Instructions to follow -> Return, without pictures, the lines from the start of the data through the one that contains "const titles = ['Провар', 'ВМИИМК-9', 'Пламя'];".
** start **
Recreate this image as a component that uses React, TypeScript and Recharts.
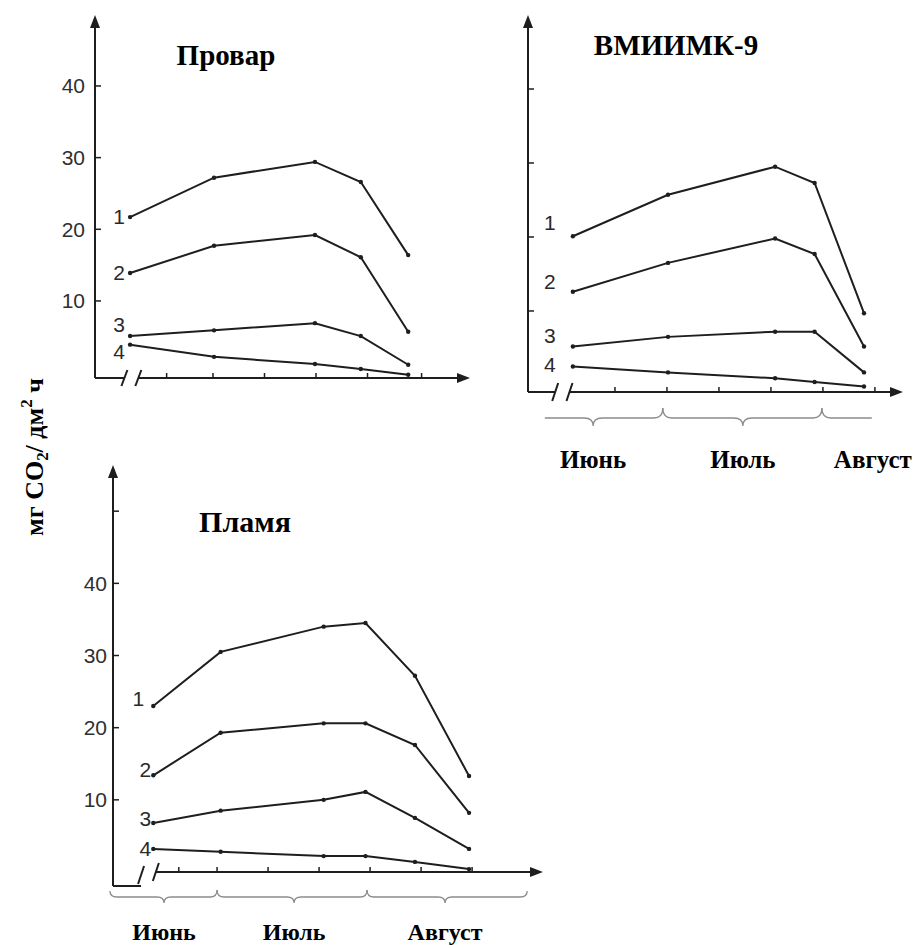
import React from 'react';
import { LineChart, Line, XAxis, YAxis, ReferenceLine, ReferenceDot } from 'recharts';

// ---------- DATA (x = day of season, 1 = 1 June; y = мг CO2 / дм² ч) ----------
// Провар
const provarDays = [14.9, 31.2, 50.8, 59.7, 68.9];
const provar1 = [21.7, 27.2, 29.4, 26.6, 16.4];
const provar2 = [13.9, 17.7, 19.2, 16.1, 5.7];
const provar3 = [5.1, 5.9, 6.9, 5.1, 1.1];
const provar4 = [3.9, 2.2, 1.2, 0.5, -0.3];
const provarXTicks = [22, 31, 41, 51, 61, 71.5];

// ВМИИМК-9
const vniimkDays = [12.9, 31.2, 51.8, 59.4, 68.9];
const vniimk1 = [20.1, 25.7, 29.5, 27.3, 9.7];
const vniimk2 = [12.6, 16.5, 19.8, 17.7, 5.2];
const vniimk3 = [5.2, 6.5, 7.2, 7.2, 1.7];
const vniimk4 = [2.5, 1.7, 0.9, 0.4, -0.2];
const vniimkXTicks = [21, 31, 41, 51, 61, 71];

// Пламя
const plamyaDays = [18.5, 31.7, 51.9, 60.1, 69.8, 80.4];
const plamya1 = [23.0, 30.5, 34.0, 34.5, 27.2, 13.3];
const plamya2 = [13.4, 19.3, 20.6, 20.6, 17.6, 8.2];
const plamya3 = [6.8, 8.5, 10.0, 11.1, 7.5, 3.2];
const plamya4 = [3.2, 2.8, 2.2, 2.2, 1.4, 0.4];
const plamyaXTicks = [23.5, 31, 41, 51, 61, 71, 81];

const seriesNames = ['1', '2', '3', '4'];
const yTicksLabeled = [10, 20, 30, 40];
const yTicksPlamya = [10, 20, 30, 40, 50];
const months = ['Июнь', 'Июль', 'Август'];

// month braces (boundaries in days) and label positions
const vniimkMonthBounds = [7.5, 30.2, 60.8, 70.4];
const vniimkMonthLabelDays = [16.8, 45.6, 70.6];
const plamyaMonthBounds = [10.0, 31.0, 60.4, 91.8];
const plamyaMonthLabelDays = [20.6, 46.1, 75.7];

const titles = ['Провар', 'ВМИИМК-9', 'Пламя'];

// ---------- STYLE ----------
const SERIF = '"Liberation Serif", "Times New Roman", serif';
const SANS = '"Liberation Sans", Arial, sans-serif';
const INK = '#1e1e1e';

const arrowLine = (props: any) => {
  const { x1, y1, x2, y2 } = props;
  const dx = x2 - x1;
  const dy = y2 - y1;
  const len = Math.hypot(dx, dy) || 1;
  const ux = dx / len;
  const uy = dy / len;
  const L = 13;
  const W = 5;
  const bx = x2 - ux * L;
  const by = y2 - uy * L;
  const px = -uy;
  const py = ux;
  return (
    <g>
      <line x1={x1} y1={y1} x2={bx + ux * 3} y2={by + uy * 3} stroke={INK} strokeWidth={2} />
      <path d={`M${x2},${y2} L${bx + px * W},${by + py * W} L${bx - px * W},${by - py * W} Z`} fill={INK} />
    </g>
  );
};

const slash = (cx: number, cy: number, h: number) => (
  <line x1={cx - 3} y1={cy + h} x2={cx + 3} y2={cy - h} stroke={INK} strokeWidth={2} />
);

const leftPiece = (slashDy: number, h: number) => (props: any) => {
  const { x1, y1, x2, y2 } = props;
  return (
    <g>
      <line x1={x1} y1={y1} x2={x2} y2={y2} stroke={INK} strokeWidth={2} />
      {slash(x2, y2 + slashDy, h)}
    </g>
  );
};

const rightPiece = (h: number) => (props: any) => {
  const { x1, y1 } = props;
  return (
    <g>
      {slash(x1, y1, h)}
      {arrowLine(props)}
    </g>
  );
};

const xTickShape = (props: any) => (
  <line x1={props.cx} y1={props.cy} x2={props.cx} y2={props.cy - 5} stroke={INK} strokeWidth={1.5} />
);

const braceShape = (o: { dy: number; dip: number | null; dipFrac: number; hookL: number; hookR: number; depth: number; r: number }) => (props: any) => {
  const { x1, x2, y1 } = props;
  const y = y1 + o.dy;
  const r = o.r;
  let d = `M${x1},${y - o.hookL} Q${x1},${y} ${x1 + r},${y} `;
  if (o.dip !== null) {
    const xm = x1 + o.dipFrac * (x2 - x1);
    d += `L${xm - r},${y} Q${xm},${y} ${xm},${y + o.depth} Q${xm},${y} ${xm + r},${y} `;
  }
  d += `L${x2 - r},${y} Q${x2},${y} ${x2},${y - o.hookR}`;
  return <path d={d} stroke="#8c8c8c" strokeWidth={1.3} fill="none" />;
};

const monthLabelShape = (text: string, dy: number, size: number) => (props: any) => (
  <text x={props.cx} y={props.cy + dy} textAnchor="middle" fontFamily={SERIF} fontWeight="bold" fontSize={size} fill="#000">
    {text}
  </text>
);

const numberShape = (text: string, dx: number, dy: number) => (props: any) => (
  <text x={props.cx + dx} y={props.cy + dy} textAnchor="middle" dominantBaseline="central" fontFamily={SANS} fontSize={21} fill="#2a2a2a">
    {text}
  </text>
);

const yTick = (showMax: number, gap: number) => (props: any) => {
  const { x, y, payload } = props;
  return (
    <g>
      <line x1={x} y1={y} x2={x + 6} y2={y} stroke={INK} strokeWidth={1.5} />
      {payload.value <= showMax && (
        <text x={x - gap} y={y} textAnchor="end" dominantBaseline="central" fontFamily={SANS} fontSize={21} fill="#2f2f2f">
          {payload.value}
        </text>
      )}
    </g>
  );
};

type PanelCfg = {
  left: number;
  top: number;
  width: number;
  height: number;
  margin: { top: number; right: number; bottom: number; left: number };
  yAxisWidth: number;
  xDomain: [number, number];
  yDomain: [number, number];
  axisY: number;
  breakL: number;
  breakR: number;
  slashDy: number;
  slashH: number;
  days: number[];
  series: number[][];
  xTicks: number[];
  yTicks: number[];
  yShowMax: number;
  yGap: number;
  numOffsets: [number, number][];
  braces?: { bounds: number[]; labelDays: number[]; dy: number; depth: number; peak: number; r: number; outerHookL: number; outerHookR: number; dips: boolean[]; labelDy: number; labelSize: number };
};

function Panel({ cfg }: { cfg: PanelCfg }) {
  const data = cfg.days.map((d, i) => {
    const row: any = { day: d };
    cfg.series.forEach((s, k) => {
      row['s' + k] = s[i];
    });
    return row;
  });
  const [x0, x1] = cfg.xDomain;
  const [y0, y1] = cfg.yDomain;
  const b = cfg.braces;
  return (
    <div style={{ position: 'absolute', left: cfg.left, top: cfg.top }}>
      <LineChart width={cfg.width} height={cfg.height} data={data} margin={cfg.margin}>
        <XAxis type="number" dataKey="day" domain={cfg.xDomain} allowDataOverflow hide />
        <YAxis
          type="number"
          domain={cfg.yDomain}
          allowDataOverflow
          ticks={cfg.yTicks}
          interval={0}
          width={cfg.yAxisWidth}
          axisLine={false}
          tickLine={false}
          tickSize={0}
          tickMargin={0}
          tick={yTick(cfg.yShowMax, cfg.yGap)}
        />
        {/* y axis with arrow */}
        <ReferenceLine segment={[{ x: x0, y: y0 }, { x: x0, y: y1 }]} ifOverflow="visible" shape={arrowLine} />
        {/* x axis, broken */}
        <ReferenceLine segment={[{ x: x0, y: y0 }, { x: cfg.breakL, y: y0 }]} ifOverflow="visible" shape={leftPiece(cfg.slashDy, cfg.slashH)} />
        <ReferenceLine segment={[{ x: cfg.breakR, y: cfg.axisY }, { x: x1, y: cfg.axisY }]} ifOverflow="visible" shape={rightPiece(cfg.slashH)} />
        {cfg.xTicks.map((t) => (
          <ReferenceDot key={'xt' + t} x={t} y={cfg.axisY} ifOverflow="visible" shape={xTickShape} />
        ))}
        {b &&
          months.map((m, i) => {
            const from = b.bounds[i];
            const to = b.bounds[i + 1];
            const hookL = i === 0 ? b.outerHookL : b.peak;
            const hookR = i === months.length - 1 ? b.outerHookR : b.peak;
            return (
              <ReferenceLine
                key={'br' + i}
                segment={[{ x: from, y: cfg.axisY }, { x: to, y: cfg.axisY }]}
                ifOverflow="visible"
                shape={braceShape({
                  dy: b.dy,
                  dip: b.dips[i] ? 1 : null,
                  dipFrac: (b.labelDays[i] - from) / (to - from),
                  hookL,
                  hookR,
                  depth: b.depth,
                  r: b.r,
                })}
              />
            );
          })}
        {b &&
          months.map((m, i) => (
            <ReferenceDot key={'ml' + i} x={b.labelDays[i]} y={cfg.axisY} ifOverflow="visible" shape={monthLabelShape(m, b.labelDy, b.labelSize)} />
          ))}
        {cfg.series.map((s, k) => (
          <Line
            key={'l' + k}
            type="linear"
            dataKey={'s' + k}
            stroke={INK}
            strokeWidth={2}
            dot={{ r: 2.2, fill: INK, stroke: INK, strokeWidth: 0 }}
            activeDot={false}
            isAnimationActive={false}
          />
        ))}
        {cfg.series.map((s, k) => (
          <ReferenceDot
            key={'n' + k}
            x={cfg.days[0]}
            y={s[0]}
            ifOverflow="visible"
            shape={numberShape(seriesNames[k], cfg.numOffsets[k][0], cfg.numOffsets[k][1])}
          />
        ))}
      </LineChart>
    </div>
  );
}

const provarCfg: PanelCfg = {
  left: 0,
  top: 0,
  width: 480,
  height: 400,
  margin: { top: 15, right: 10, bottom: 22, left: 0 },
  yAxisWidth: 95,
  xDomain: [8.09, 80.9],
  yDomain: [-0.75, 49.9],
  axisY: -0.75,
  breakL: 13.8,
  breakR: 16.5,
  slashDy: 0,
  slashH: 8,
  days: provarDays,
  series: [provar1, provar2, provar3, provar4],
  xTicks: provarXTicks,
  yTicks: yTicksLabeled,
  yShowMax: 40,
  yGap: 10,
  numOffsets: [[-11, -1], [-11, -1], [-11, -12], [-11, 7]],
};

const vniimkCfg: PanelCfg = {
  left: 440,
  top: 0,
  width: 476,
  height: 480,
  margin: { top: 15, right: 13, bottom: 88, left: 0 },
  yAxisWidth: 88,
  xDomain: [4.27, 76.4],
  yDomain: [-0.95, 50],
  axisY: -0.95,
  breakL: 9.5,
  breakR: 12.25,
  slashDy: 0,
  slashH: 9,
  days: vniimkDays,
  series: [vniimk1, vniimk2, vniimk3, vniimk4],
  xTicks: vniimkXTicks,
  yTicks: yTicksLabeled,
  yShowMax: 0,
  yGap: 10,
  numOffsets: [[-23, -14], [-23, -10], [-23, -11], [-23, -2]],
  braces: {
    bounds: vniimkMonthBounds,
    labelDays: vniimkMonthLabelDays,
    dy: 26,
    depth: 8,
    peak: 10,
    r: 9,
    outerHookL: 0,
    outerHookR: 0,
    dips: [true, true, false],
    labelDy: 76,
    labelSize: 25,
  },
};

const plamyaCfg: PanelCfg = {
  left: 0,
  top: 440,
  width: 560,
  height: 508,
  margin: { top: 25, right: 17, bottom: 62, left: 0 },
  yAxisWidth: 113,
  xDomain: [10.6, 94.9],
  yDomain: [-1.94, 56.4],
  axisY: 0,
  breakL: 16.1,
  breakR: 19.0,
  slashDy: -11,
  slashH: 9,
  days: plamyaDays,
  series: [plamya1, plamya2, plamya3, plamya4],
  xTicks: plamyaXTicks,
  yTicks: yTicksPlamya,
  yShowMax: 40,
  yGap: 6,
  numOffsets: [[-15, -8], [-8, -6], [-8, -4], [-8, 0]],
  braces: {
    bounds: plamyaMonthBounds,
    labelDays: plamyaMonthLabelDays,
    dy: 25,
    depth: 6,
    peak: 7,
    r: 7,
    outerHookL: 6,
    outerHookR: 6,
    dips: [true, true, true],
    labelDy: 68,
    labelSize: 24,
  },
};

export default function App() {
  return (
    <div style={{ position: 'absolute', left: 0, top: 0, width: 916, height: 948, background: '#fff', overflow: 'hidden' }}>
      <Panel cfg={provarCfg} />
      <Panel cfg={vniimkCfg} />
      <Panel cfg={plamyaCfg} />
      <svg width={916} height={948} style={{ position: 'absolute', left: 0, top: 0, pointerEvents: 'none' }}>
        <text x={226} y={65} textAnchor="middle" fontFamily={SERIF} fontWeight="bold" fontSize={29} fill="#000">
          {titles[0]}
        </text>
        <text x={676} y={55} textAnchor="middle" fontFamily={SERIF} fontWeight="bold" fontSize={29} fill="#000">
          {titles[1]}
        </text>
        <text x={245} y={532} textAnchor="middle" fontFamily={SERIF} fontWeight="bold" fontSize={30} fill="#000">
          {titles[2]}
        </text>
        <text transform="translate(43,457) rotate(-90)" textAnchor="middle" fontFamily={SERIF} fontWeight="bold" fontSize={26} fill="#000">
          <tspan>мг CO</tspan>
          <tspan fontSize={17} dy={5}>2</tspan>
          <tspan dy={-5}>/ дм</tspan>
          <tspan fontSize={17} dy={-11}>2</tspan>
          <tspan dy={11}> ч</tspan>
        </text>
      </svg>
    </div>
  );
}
** end **
Solution to the exercise ->
Recreate this image as a component that uses React, TypeScript and Recharts.
import React from 'react';
import { LineChart, Line, XAxis, YAxis, ReferenceLine, ReferenceDot } from 'recharts';

// ---------- DATA (x = day of season, 1 = 1 June; y = мг CO2 / дм² ч) ----------
// Провар
const provarDays = [14.9, 31.2, 50.8, 59.7, 68.9];
const provar1 = [21.7, 27.2, 29.4, 26.6, 16.4];
const provar2 = [13.9, 17.7, 19.2, 16.1, 5.7];
const provar3 = [5.1, 5.9, 6.9, 5.1, 1.1];
const provar4 = [3.9, 2.2, 1.2, 0.5, -0.3];
const provarXTicks = [22, 31, 41, 51, 61, 71.5];

// ВМИИМК-9
const vniimkDays = [12.9, 31.2, 51.8, 59.4, 68.9];
const vniimk1 = [20.1, 25.7, 29.5, 27.3, 9.7];
const vniimk2 = [12.6, 16.5, 19.8, 17.7, 5.2];
const vniimk3 = [5.2, 6.5, 7.2, 7.2, 1.7];
const vniimk4 = [2.5, 1.7, 0.9, 0.4, -0.2];
const vniimkXTicks = [21, 31, 41, 51, 61, 71];

// Пламя
const plamyaDays = [18.5, 31.7, 51.9, 60.1, 69.8, 80.4];
const plamya1 = [23.0, 30.5, 34.0, 34.5, 27.2, 13.3];
const plamya2 = [13.4, 19.3, 20.6, 20.6, 17.6, 8.2];
const plamya3 = [6.8, 8.5, 10.0, 11.1, 7.5, 3.2];
const plamya4 = [3.2, 2.8, 2.2, 2.2, 1.4, 0.4];
const plamyaXTicks = [23.5, 31, 41, 51, 61, 71, 81];

const seriesNames = ['1', '2', '3', '4'];
const yTicksLabeled = [10, 20, 30, 40];
const yTicksPlamya = [10, 20, 30, 40, 50];
const months = ['Июнь', 'Июль', 'Август'];

// month braces (boundaries in days) and label positions
const vniimkMonthBounds = [7.5, 30.2, 60.8, 70.4];
const vniimkMonthLabelDays = [16.8, 45.6, 70.6];
const plamyaMonthBounds = [10.0, 31.0, 60.4, 91.8];
const plamyaMonthLabelDays = [20.6, 46.1, 75.7];

const titles = ['Провар', 'ВМИИМК-9', 'Пламя'];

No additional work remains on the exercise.